- Archdiocese: Shillong
- Diocese: Aizawl
- Appointed: 2 October 2001
- Predecessor: Denzil Reginald D’Souza
- Successor: Incumbent
- Other post: Chairman of the North East Regional Laity Commission

Orders
- Ordination: 13 December 1981 by Denzil Reginald D'Souza
- Consecration: 2 February 2002 by Charles Asa Schleck

Personal details
- Born: 8 June 1952 (age 73) Sakawrtuichhun, Aizawl, Mizoram
- Denomination: Roman Catholic
- Residence: Bishop's House, Ramthar, Aizawl, Mizoram
- Parents: Luke Robula and Lucy Darhmingliani
- Occupation: Bishop of Aizawl
- Profession: Catholic bishop, artist, sculptor, cartoonist
- Alma mater: St. Joseph's College, Bangalore Jnana Deepa, Institute of Philosophy and Theology, Pune Ontario College of Art and Design, Toronto, Canada
- Motto: TO SERVE IN UNITY

= Stephen Rotluanga =

Catholic bishop of Aizawl in Mizoram, India

Stephen Rotluanga is a Mizo Catholic prelate, dramatist, painter, sculptor, cartoonist, and caricaturist who is serving as the second and current Bishop of the Roman Catholic Diocese of Aizawl. He was consecrated in 2002, becoming the first ever Mizo to be ordained a bishop.

== Early life and education ==
Born on 8 June 1952 at Sakawrtuichhun, Aizawl, Mizoram, he is the fourth child of Luke Robula and Lucy Darhmingliani and has 7 siblings. He is a part of the Khiangte clan. He finished his BA from St. Joseph's College, Bangalore and his B.Phil and Bachelor of Theology from Jnana Deepa, Institute of Philosophy and Theology, Pune. During the course of his clerical studies, he finished academic training on Mass Media and Communication from St. Xavier's College, Mumbai and Social Communication from NITIKA, Kolkata, with distinction grades. Bishop Stephen also completed courses in Pastoral Psychology Counselling and Youth, Liturgical and Prayer Experience Course from the NBCLC, Bangalore

He holds a distinction grade in Fine Arts specialization from the Ontario College of Art and Design, Toronto, Canada and has undergone professional artistic training in Florence, Italy.

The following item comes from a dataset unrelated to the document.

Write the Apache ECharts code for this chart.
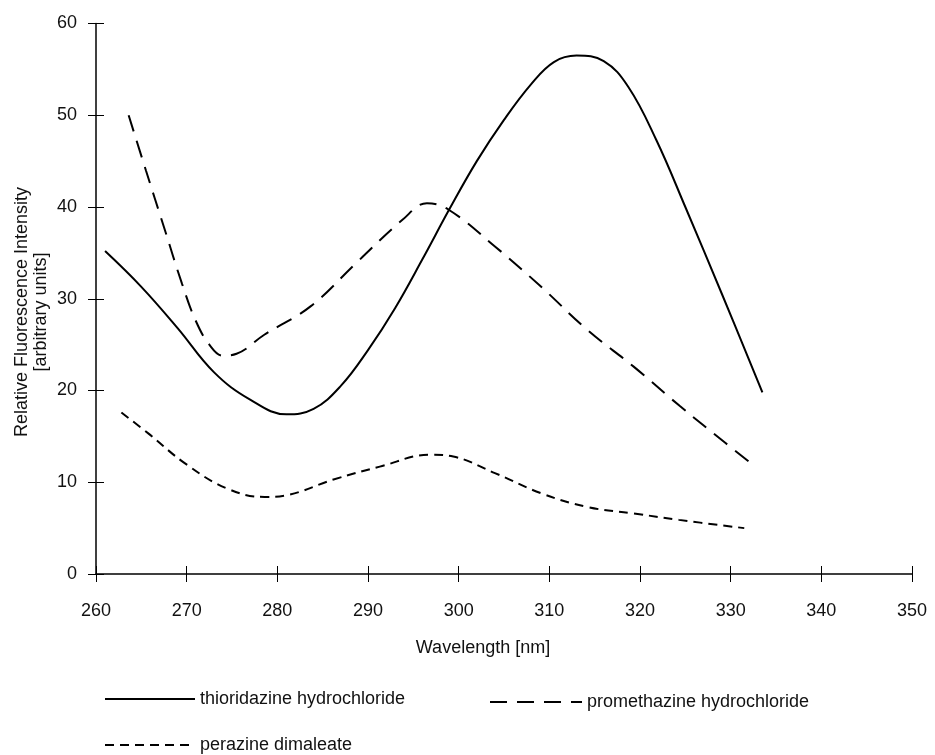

He also holds the degrees of Bachelor and Doctor of Divinity.

Apart from his native Mizo, he speaks fluent English and has an adequate working knowledge of Hindi. He has good command of Italian and Latin.

== Priesthood ==
He was ordained as a priest in the Congregation of Holy Cross on 3 December 1981 by the then Bishop of Silchar, Most. Rev. Denzil Reginald D'Souza who was also incharge of the Mizoram region at Christ the King Cathedral, Kulikawn, Aizawl.
He was first officially assigned the post of Assistant Parish Priest at Champhai from 1982 to 1985. He was elevated to Parish Priest in 1985 after the incumbent was transferred. He served as Parish Priest till 1994 and also served as the Youth Director of the Mizoram Catholic Thalai Pawl (Mizo Catholic Youth Association) from 1985 to 1992.
Father Stephen was then known as "The Singing Priest" having the most melodious voice among all the priest of the region.
Rotluanga served as the Head of the Holy Cross Students Home in Bangalore from 1994 to 1995 and then served as Rector for the Holy Cross Seminarians in Agartala from 2000 to 2001. He also simultaneously served as the Head of the Department of Art and Communication in Holy Cross School in Agartala, Tripura.

== Episcopate ==
On 2 October 2001, he was appointed Bishop of Aizawl by Pope John Paul II and ordained on 2 February 2002 in AR Lammual by Archbishop Charles Asa Schleck, setting record for the most number of people attending mass in Aizawl diocese history. He succeeded Most. Rev. Denzil Reginald D'Souza, who had ordained him in 1981. He is the first ever person from the Zo people community to be ordained a bishop. As bishop, he also has episcopal jurisdiction over the Barak Valley in Assam. He also currently serves as chairman of the North East Regional Laity Commission.

== Art ==
Rotluanga is a painter, sketcher, caricaturist and cartoonist with specializations in Renaissance Art. He has held various national and international art exhibitions but has never sold a single artwork. He still maintains a studio in the official Bishop House in Aizawl and most of his paintings are still with him. He said that Michelangelo and Leonardo da Vinci are his greatest influences. He is famous for his nude paintings, what he calls as "human figures created by God."